Ocasio-Cortez followed up with a tweet on Monday, encouraging her followers to help gather signatures on Salazar’s behalf: “@SalazarSenate18 isn’t the next me, she’s the first HER.”
A win by Salazar would help solidify the gains made by Ocasio-Cortez, who defeated, but did not vanquish, the party machines. The similarities between the candidates are more than superficial. Both are committed socialists endorsed by Democratic Socialists of America. Both support abolishing Immigration and Customs Enforcement, a once-fringe rallying cry that has seeped into mainstream liberal discourse in recent weeks. Both were raised by working-class parents and threw themselves into community organizing as teenagers. And, tragically, both endured the deaths of their fathers before their 20th birthdays. Most of all, Salazar and Ocasio-Cortez represent a new generation of young, diverse, unapologetically radical women poised to take over the Democratic Party.
The night of Ocasio-Cortez’s win, Salazar, who was at the victory party, felt the earth shift beneath her feet. “At first, I was shocked,” she told me last week. “I’m less shocked now. When you do this kind of work, you’re constantly managing expectations. You have a grander vision, but on a daily basis, you’re just putting one foot in front of the other. That night, I realized we can do so much more. We can win.”
(Progressive challenger Alexandria Ocasio-Cortez is joined by New York gubernatorial candidate Cynthia Nixon at her victory party in the Bronx after upsetting incumbent Democratic Rep. Joseph Crowley on June 26, 2018 in New York City.)
I met Salazar the day after Ocasio-Cortez’s stunning victory, a few minutes before a North Brooklyn DSA meeting in Bushwick. (I, too, am a DSA member.) She and her comrades were feeling some political whiplash, as the euphoria of Ocasio-Cortez’s win gave way to the Supreme Court’s anti-union Janus ruling and the retirement of Justice Anthony Kennedy, which raised the prospect of another Donald Trump appointee on the bench. Nonetheless, there was a sense of cautious hopefulness in the air. A socialist — one of their own — was a shoo-in for Congress.

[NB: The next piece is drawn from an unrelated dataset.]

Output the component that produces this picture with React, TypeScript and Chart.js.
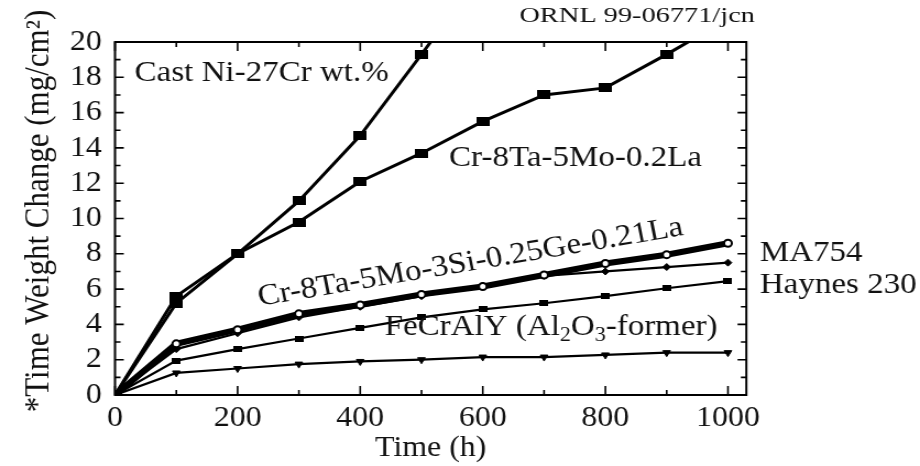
import { useEffect, useRef } from "react";
import { Chart, registerables } from "chart.js";

Chart.register(...registerables);

// ---- data ----
const hours = [0, 100, 200, 300, 400, 500, 600, 700, 800, 900, 1000];
const castNi27Cr = [0, 5.6, 8.0, 11.0, 14.7, 19.3, 24.0];
const cr8Ta5Mo02La = [0, 5.2, 8.0, 9.8, 12.1, 13.7, 15.5, 17.0, 17.4, 19.3, 21.3];
const cr8Ta5Mo3Si = [0, 2.9, 3.7, 4.6, 5.1, 5.7, 6.15, 6.8, 7.45, 7.95, 8.6];
const ma754 = [0, 2.6, 3.5, 4.4, 5.0, 5.6, 6.2, 6.75, 7.0, 7.25, 7.5];
const haynes230 = [0, 1.95, 2.6, 3.2, 3.8, 4.4, 4.85, 5.2, 5.6, 6.05, 6.45];
const fecraly = [0, 1.25, 1.5, 1.75, 1.9, 2.0, 2.15, 2.15, 2.27, 2.4, 2.4];

const xTickValues = [0, 200, 400, 600, 800, 1000];
const xMinorValues = [100, 300, 500, 700, 900];
const yTickValues = [0, 2, 4, 6, 8, 10, 12, 14, 16, 18, 20];
const yMinorValues = [1, 3, 5, 7, 9, 11, 13, 15, 17, 19];
const xMin = 0;
const xMax = 1030;
const yMin = 0;
const yMax = 20;

const xTitle = "Time (h)";
const yTitle = "*Time Weight Change (mg/cm\u00B2)";
const stamp = "ORNL 99-06771/jcn";

// canvas drawn narrower and stretched horizontally like the reference
const W = 836;
const H = 466;
const FONT = '"Liberation Serif", "Times New Roman", serif';
const TEXT = "#111";

type Piece = { t: string; sub?: boolean };
type Note = { pieces: Piece[]; x: number; y: number; align: CanvasTextAlign; rot: number };

const notes: Note[] = [
  { pieces: [{ t: "Cast Ni-27Cr wt.%" }], x: 32, y: 18.25, align: "left", rot: 0 },
  { pieces: [{ t: "Cr-8Ta-5Mo-0.2La" }], x: 545, y: 13.4, align: "left", rot: 0 },
  { pieces: [{ t: "Cr-8Ta-5Mo-3Si-0.25Ge-0.21La" }], x: 580, y: 7.5, align: "center", rot: -10.4 },
  {
    pieces: [{ t: "FeCrAlY (Al" }, { t: "2", sub: true }, { t: "O" }, { t: "3", sub: true }, { t: "-former)" }],
    x: 440, y: 3.85, align: "left", rot: 0,
  },
  { pieces: [{ t: "MA754" }], x: 1052, y: 8.05, align: "left", rot: 0 },
  { pieces: [{ t: "Haynes 230" }], x: 1052, y: 6.2, align: "left", rot: 0 },
];

function makeRect(w: number, h: number) {
  const c = document.createElement("canvas");
  c.width = w;
  c.height = h;
  const g = c.getContext("2d")!;
  g.fillStyle = "#000";
  g.fillRect(0, 0, w, h);
  return c;
}

const toPts = (arr: number[]) => arr.map((v, i) => ({ x: hours[i], y: v }));

const framePlugin = {
  id: "frame",
  afterDraw(chart: any) {
    const { ctx, chartArea: a, scales } = chart;
    const x = scales.x;
    const y = scales.y;
    ctx.save();
    ctx.strokeStyle = "#000";
    ctx.lineWidth = 2;
    ctx.strokeRect(a.left, a.top, a.right - a.left, a.bottom - a.top);
    ctx.lineWidth = 1.6;
    ctx.beginPath();
    const xt = (v: number, L: number) => {
      const px = x.getPixelForValue(v);
      ctx.moveTo(px, a.bottom);
      ctx.lineTo(px, a.bottom - L);
      ctx.moveTo(px, a.top);
      ctx.lineTo(px, a.top + L);
    };
    const yt = (v: number, L: number) => {
      const py = y.getPixelForValue(v);
      ctx.moveTo(a.left, py);
      ctx.lineTo(a.left + L, py);
      ctx.moveTo(a.right, py);
      ctx.lineTo(a.right - L, py);
    };
    xTickValues.forEach((v) => xt(v, 9));
    xMinorValues.forEach((v) => xt(v, 5));
    yTickValues.forEach((v) => yt(v, 8));
    yMinorValues.forEach((v) => yt(v, 5));
    ctx.stroke();

    // annotations
    ctx.fillStyle = TEXT;
    ctx.textBaseline = "middle";
    for (const n of notes) {
      const px = x.getPixelForValue(n.x);
      const py = y.getPixelForValue(n.y);
      ctx.save();
      ctx.translate(px, py);
      ctx.rotate((n.rot * Math.PI) / 180);
      const mainFont = `30px ${FONT}`;
      const subFont = `20px ${FONT}`;
      let total = 0;
      for (const p of n.pieces) {
        ctx.font = p.sub ? subFont : mainFont;
        total += ctx.measureText(p.t).width;
      }
      let cx = n.align === "center" ? -total / 2 : n.align === "right" ? -total : 0;
      ctx.textAlign = "left";
      for (const p of n.pieces) {
        ctx.font = p.sub ? subFont : mainFont;
        ctx.fillText(p.t, cx, p.sub ? 9 : 0);
        cx += ctx.measureText(p.t).width;
      }
      ctx.restore();
    }

    // y-axis title
    ctx.save();
    ctx.translate(36, 211);
    ctx.rotate(-Math.PI / 2);
    ctx.font = `31px ${FONT}`;
    ctx.textAlign = "center";
    ctx.textBaseline = "middle";
    ctx.fillText(yTitle, 0, 0);
    ctx.restore();

    // stamp at top right
    ctx.save();
    ctx.font = `20px ${FONT}`;
    const sw = ctx.measureText(stamp).width;
    const target = 214;
    ctx.translate(686, 17);
    ctx.scale(target / sw, 1);
    ctx.textAlign = "right";
    ctx.textBaseline = "middle";
    ctx.fillText(stamp, 0, 0);
    ctx.restore();

    ctx.restore();
  },
};

export default function App() {
  const ref = useRef<HTMLCanvasElement>(null);
  useEffect(() => {
    document.body.style.margin = "0";
    const canvas = ref.current!;
    const bigSq = makeRect(12, 9);
    const smallSq = makeRect(8, 6);
    const black = "#000";
    const chart = new Chart(canvas, {
      type: "line",
      data: {
        datasets: [
          {
            label: "Cast Ni-27Cr wt.%",
            data: toPts(castNi27Cr),
            borderColor: black,
            borderWidth: 3,
            pointStyle: bigSq as any,
            pointRadius: 5,
          },
          {
            label: "Cr-8Ta-5Mo-0.2La",
            data: toPts(cr8Ta5Mo02La),
            borderColor: black,
            borderWidth: 3,
            pointStyle: bigSq as any,
            pointRadius: 5,
          },
          {
            label: "Cr-8Ta-5Mo-3Si-0.25Ge-0.21La",
            data: toPts(cr8Ta5Mo3Si),
            borderColor: black,
            borderWidth: 6,
            pointStyle: "circle",
            pointRadius: 3.5,
            pointBorderWidth: 2,
            pointBackgroundColor: "#fff",
            pointBorderColor: black,
          },
          {
            label: "MA754",
            data: toPts(ma754),
            borderColor: black,
            borderWidth: 2.2,
            pointStyle: "rectRot",
            pointRadius: 3.5,
            pointBackgroundColor: black,
            pointBorderColor: black,
            pointBorderWidth: 1,
          },
          {
            label: "Haynes 230",
            data: toPts(haynes230),
            borderColor: black,
            borderWidth: 2.2,
            pointStyle: smallSq as any,
            pointRadius: 4,
          },
          {
            label: "FeCrAlY (Al2O3-former)",
            data: toPts(fecraly),
            borderColor: black,
            borderWidth: 2.2,
            pointStyle: "triangle",
            pointRotation: 180,
            pointRadius: 4,
            pointBackgroundColor: black,
            pointBorderColor: black,
            pointBorderWidth: 1,
          },
        ],
      },
      options: {
        responsive: false,
        devicePixelRatio: 1,
        animation: false,
        layout: { padding: { left: 0, right: W - 678.2, top: 42, bottom: 0 } },
        plugins: { legend: { display: false }, tooltip: { enabled: false } },
        elements: { line: { tension: 0 } },
        scales: {
          x: {
            type: "linear",
            min: xMin,
            max: xMax,
            grid: { display: false, drawTicks: false },
            border: { display: false },
            afterBuildTicks: (s: any) => {
              s.ticks = xTickValues.map((v) => ({ value: v }));
            },
            ticks: {
              autoSkip: false,
              callback: (v: any) => String(v),
              color: TEXT,
              padding: 6,
              font: { family: FONT, size: 29 },
              maxRotation: 0,
            },
            title: {
              display: true,
              text: xTitle,
              color: TEXT,
              font: { family: FONT, size: 29, lineHeight: 1 },
              padding: { top: 0, bottom: 3 },
            },
            afterFit: (s: any) => {
              s.height = H - 395;
            },
          },
          y: {
            type: "linear",
            min: yMin,
            max: yMax,
            grid: { display: false, drawTicks: false },
            border: { display: false },
            afterBuildTicks: (s: any) => {
              s.ticks = yTickValues.map((v) => ({ value: v }));
            },
            ticks: {
              autoSkip: false,
              callback: (v: any) => String(v),
              color: TEXT,
              padding: 12,
              font: { family: FONT, size: 29 },
            },
            title: { display: false, text: yTitle },
            afterFit: (s: any) => {
              s.width = 104.5;
            },
          },
        },
      },
      plugins: [framePlugin],
    } as any);
    return () => chart.destroy();
  }, []);
  return (
    <canvas
      ref={ref}
      width={W}
      height={H}
      style={{ width: "920px", height: "466px", display: "block" }}
    />
  );
}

Young activists buzzed around the meeting space, putting out pizza boxes and filling up jugs of water. All of them stopped to say hello to Salazar. Escaping the fanfare, we made our way to a quiet alleyway behind the building, beside an overfilled recycling bin. As I turned on my recorder, it started to sprinkle.

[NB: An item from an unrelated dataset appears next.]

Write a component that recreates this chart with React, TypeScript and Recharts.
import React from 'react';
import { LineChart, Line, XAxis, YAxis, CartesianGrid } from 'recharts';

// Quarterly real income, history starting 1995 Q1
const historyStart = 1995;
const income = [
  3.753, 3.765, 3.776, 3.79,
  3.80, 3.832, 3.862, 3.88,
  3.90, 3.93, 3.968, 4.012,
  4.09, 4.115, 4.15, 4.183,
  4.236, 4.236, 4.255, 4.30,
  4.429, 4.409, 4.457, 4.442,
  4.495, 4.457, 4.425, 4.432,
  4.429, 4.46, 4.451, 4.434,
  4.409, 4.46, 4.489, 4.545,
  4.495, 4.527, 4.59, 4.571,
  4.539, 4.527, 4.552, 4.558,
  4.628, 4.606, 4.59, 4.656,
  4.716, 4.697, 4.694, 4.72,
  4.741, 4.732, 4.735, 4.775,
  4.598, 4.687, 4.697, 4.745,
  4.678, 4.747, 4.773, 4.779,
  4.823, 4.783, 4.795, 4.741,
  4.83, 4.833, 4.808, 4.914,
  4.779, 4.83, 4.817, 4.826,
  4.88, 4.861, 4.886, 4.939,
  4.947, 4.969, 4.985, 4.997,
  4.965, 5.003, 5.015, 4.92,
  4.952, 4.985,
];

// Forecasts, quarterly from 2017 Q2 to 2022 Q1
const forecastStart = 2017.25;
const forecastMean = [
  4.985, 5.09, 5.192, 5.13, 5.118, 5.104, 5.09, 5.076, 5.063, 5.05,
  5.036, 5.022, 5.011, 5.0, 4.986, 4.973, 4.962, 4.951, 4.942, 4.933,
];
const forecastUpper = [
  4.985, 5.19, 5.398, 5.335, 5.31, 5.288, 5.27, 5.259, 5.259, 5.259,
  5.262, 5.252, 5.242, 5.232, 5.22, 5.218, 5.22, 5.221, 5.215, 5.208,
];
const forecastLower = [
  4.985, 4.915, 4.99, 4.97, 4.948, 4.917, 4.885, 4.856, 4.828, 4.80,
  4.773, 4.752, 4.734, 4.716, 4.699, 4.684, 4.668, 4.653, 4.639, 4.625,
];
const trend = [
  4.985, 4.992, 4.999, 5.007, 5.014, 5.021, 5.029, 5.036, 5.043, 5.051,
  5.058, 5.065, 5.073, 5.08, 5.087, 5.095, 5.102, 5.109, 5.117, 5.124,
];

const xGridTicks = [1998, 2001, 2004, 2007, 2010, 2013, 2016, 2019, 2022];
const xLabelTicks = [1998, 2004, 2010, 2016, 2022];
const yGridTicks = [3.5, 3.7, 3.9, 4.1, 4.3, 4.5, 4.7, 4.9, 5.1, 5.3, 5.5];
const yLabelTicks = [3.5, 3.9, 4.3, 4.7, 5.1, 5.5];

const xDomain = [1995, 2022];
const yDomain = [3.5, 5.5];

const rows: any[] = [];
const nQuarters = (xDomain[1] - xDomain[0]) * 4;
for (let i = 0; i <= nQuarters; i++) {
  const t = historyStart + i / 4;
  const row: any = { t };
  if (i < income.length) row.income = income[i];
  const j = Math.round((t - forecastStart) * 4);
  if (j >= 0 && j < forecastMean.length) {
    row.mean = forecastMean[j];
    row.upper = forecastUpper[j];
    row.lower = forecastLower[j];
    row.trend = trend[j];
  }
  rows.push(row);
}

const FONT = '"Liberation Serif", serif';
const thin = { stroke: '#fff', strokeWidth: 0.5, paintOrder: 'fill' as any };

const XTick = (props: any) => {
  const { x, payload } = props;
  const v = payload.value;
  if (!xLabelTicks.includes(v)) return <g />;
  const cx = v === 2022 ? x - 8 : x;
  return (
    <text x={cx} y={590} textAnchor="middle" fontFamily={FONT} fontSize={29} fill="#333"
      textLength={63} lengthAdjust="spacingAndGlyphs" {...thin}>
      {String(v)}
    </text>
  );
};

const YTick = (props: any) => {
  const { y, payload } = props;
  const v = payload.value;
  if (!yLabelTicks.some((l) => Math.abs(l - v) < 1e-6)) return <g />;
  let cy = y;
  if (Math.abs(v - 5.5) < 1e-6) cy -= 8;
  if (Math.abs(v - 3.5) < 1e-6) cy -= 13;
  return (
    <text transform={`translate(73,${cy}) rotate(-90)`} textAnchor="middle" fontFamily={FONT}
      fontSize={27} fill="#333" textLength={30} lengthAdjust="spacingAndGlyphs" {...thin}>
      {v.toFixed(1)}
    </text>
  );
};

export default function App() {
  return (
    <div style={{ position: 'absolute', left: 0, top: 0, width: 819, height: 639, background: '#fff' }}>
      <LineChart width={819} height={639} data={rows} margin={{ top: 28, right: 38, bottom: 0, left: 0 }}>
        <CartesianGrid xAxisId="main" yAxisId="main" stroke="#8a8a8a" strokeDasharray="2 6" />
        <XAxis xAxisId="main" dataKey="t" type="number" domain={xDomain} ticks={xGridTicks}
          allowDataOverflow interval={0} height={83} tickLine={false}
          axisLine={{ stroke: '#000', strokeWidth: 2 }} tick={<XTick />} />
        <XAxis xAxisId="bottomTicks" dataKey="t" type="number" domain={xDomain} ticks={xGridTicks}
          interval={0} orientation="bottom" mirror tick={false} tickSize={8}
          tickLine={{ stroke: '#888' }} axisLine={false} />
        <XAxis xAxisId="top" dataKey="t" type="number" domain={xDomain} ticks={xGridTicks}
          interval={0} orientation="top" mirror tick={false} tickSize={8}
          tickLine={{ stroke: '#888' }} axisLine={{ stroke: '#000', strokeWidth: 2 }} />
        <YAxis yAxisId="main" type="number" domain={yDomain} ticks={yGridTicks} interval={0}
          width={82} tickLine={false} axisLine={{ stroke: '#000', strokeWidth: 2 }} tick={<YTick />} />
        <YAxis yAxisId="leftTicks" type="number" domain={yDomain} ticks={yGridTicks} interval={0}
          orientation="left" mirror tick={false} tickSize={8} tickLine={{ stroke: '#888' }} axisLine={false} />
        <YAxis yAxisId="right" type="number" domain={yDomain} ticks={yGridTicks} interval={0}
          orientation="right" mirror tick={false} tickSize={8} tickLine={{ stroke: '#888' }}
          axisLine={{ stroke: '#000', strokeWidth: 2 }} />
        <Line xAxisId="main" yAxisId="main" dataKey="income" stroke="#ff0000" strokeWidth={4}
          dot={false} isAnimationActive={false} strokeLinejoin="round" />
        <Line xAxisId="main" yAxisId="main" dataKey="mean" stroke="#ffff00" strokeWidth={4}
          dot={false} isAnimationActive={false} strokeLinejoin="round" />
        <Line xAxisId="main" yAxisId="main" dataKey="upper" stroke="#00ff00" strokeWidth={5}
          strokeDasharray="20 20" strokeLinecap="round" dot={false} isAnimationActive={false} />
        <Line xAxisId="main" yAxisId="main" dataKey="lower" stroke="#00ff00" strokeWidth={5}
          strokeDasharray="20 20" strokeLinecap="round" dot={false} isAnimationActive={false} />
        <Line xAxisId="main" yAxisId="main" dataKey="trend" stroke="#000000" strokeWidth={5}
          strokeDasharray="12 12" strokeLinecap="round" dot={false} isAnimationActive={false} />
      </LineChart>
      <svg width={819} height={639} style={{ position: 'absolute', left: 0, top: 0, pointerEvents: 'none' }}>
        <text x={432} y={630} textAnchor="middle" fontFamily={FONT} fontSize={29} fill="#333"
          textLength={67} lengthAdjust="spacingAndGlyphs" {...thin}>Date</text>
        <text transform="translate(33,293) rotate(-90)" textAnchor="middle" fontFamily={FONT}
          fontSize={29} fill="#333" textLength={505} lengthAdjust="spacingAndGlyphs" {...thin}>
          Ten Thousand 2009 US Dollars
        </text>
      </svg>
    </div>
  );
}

“I guess this as good as we’re gonna get,” Salazar said with a smile, projecting toughness despite her small and wiry frame. A tattoo of an airplane on her inner bicep honors her late father, a cargo pilot who loved to fly. Unlike her Bronx counterpart — whose fierce eloquence and toothy grin have charmed the liberal media sphere since her win last Tuesday — Salazar is soft-spoken, an introvert. It took her many years to overcome her shyness. “If community organizing was like learning basic swimming skills,” she told me, “then running for office is like being thrown into the middle of the ocean during a storm.”
And yet, there’s a quiet urgency in Salazar’s tone. She chooses her words carefully, and there’s never any doubt that she means every single one of them. “I’ve worked with Julia for years on racial justice fights in New York,” said Bianca Cunningham, NYC-DSA co-chair and founder of DSA’s Afro-Socialist Caucus. “People immediately respond to her humility and resilience. It’s obvious that she is a fighting person, a person with clear values.”